+++ Supplied material

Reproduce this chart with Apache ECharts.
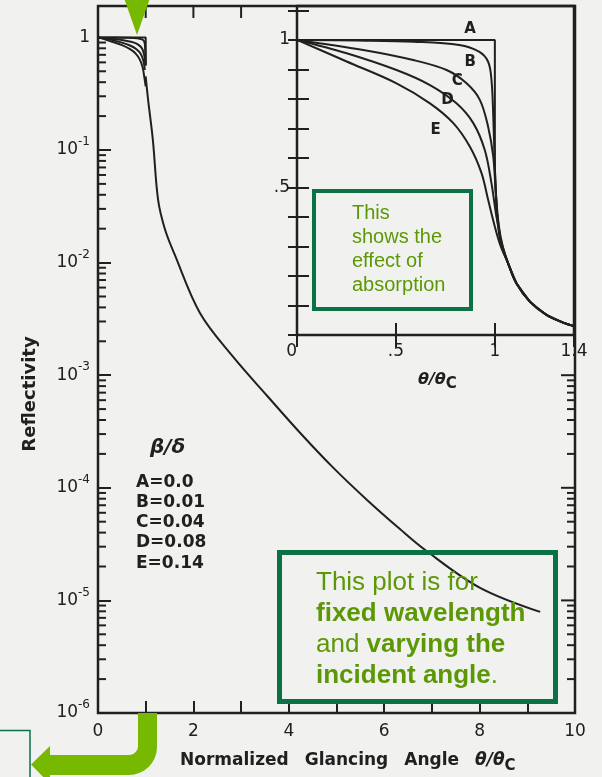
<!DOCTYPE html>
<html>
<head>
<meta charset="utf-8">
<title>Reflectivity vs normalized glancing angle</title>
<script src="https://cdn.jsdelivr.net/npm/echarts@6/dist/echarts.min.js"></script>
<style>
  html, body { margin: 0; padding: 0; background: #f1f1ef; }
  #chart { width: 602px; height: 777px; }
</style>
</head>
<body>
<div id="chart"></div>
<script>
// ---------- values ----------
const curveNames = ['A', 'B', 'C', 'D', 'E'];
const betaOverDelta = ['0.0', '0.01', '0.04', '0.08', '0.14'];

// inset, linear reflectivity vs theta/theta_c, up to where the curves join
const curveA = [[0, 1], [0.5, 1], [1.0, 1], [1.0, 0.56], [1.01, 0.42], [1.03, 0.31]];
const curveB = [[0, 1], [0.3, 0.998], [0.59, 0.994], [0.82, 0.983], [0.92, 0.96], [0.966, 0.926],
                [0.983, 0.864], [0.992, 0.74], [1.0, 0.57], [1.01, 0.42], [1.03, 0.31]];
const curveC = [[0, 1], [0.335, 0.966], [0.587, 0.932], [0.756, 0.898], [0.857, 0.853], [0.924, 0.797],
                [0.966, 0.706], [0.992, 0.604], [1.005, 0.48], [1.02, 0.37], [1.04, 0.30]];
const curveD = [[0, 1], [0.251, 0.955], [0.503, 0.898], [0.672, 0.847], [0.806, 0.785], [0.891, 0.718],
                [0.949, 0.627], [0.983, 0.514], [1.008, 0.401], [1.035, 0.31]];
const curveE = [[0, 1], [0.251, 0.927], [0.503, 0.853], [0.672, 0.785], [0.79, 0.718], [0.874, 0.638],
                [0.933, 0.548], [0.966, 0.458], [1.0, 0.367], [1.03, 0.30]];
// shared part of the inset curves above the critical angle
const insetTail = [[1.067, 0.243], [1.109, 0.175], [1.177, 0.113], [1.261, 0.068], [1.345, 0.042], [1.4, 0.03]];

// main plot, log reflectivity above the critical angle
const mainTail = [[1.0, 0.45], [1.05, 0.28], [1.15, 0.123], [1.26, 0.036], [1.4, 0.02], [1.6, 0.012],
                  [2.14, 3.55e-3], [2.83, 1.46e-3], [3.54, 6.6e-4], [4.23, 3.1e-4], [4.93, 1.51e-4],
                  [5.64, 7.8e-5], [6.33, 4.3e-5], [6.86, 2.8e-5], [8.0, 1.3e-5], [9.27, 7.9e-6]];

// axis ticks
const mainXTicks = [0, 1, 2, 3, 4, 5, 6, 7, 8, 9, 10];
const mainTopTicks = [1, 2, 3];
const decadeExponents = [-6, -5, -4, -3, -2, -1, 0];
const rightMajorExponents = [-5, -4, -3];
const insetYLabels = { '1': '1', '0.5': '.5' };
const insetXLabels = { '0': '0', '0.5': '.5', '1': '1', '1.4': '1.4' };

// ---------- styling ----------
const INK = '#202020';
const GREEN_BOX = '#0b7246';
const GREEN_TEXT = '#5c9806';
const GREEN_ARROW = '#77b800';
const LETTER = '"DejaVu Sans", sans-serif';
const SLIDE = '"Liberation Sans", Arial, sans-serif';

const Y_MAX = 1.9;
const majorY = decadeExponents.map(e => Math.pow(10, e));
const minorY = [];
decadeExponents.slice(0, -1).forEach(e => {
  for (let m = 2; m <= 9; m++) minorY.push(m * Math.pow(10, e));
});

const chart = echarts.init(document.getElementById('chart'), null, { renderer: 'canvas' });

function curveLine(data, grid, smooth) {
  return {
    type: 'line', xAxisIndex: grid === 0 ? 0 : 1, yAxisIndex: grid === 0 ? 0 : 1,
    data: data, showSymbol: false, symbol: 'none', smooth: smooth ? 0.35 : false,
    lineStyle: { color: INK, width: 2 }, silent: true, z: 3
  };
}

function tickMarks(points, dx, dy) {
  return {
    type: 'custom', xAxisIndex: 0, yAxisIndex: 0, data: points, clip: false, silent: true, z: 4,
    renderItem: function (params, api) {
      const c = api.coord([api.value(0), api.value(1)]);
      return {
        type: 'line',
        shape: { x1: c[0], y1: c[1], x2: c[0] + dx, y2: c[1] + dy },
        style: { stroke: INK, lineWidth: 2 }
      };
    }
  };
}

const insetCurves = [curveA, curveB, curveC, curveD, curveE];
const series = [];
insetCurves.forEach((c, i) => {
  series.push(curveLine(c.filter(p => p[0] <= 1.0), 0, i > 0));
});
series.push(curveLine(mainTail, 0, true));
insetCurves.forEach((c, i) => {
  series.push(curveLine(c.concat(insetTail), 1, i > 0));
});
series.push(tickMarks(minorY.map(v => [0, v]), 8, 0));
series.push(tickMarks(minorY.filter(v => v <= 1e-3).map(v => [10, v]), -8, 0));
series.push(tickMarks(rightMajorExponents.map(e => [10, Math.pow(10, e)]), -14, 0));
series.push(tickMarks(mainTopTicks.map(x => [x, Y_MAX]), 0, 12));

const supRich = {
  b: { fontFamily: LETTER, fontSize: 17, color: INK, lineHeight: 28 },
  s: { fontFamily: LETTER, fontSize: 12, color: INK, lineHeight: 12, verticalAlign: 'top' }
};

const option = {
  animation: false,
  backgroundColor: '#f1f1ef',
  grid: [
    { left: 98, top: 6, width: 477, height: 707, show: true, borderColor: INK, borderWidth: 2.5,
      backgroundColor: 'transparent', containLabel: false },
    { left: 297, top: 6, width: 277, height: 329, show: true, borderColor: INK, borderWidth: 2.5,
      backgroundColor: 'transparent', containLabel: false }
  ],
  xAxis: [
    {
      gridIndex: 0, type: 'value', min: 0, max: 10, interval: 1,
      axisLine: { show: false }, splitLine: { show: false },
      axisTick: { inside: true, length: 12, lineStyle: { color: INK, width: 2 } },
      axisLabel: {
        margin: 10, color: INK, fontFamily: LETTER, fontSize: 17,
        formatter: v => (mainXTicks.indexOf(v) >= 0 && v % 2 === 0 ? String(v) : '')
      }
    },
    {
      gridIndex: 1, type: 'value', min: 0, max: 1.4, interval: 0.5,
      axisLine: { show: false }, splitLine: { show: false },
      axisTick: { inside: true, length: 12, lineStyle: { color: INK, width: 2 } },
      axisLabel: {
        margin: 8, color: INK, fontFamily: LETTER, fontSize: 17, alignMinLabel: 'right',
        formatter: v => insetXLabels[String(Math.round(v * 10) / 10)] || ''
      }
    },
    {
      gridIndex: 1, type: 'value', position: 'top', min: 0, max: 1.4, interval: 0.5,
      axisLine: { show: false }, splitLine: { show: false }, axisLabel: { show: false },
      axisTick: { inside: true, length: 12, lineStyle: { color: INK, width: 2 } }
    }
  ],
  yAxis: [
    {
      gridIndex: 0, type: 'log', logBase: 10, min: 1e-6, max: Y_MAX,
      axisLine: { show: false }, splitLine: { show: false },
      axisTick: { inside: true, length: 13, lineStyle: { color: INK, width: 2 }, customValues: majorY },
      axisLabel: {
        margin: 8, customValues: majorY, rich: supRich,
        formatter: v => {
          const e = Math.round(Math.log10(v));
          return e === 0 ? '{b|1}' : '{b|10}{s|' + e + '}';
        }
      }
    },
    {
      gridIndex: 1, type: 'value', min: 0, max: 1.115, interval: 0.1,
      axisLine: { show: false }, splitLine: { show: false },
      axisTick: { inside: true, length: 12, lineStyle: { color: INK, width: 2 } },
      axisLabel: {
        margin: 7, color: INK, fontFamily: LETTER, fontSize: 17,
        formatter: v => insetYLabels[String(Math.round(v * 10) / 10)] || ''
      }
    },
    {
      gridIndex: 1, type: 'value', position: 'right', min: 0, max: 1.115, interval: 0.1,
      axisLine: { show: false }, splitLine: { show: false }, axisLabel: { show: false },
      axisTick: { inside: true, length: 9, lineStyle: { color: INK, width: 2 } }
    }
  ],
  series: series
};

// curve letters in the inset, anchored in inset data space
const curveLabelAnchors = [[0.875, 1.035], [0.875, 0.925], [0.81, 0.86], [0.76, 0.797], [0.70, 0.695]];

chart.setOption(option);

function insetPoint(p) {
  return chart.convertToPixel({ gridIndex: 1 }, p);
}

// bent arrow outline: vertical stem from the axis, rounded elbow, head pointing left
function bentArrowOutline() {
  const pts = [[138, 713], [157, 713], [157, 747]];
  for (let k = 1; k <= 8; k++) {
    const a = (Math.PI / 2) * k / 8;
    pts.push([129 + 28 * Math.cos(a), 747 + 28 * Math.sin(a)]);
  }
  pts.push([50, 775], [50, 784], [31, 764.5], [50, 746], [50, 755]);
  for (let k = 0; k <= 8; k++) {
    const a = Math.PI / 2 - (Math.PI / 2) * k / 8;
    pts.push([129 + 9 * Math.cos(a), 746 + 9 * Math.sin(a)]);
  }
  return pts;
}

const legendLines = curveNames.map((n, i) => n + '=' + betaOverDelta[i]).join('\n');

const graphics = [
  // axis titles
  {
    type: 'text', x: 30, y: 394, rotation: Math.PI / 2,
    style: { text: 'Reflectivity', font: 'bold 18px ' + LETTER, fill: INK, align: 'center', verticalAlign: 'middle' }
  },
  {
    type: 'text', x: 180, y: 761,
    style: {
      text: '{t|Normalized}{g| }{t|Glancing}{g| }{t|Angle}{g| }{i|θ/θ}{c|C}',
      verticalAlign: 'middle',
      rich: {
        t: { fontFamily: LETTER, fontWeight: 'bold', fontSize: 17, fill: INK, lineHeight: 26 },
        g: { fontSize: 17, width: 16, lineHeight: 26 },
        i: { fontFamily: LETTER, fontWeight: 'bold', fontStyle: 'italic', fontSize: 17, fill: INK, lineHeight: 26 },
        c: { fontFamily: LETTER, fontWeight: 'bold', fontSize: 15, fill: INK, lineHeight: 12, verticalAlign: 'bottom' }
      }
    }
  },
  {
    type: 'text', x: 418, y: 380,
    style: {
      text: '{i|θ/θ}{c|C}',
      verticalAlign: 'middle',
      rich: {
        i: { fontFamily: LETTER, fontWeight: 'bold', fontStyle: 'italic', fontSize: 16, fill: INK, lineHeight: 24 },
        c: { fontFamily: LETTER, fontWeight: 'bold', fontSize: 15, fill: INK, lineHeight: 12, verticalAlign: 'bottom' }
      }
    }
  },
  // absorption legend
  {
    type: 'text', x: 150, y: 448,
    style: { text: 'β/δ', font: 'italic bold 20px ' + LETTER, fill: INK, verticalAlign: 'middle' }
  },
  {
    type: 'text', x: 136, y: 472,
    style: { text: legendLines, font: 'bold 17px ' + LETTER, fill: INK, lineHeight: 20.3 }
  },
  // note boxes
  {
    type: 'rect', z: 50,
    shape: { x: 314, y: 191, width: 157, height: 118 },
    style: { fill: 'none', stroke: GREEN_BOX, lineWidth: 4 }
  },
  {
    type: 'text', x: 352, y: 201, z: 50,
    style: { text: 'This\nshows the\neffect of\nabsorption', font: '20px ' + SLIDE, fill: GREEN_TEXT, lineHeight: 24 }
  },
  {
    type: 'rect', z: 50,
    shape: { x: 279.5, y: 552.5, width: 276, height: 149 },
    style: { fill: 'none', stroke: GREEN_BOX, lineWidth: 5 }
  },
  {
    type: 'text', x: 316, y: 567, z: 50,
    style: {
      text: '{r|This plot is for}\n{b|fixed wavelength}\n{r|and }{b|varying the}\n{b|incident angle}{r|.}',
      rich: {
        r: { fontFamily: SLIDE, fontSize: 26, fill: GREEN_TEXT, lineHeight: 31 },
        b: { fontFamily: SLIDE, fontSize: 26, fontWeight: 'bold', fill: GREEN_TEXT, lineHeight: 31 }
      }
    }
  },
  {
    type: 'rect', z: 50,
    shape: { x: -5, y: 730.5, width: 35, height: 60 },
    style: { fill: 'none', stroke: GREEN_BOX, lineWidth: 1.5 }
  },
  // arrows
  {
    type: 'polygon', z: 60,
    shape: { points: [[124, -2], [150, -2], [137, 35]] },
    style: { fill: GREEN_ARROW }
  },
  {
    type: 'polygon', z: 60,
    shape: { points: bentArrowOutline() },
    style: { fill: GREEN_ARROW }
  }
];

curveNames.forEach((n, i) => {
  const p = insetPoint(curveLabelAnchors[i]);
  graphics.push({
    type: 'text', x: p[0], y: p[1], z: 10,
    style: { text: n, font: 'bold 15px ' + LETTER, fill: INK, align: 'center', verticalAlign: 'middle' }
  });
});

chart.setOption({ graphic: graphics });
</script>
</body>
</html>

++++++

*Problem requirements*
Leave out the pictures and restate, word for word, the lines from the top of the data through the line containing "const betaOverDelta = ['0.0', '0.01', '0.04', '0.08', '0.14'];", both included.

*Result of the exercise*
Reproduce this chart with Apache ECharts.
<!DOCTYPE html>
<html>
<head>
<meta charset="utf-8">
<title>Reflectivity vs normalized glancing angle</title>
<script src="https://cdn.jsdelivr.net/npm/echarts@6/dist/echarts.min.js"></script>
<style>
  html, body { margin: 0; padding: 0; background: #f1f1ef; }
  #chart { width: 602px; height: 777px; }
</style>
</head>
<body>
<div id="chart"></div>
<script>
// ---------- values ----------
const curveNames = ['A', 'B', 'C', 'D', 'E'];
const betaOverDelta = ['0.0', '0.01', '0.04', '0.08', '0.14'];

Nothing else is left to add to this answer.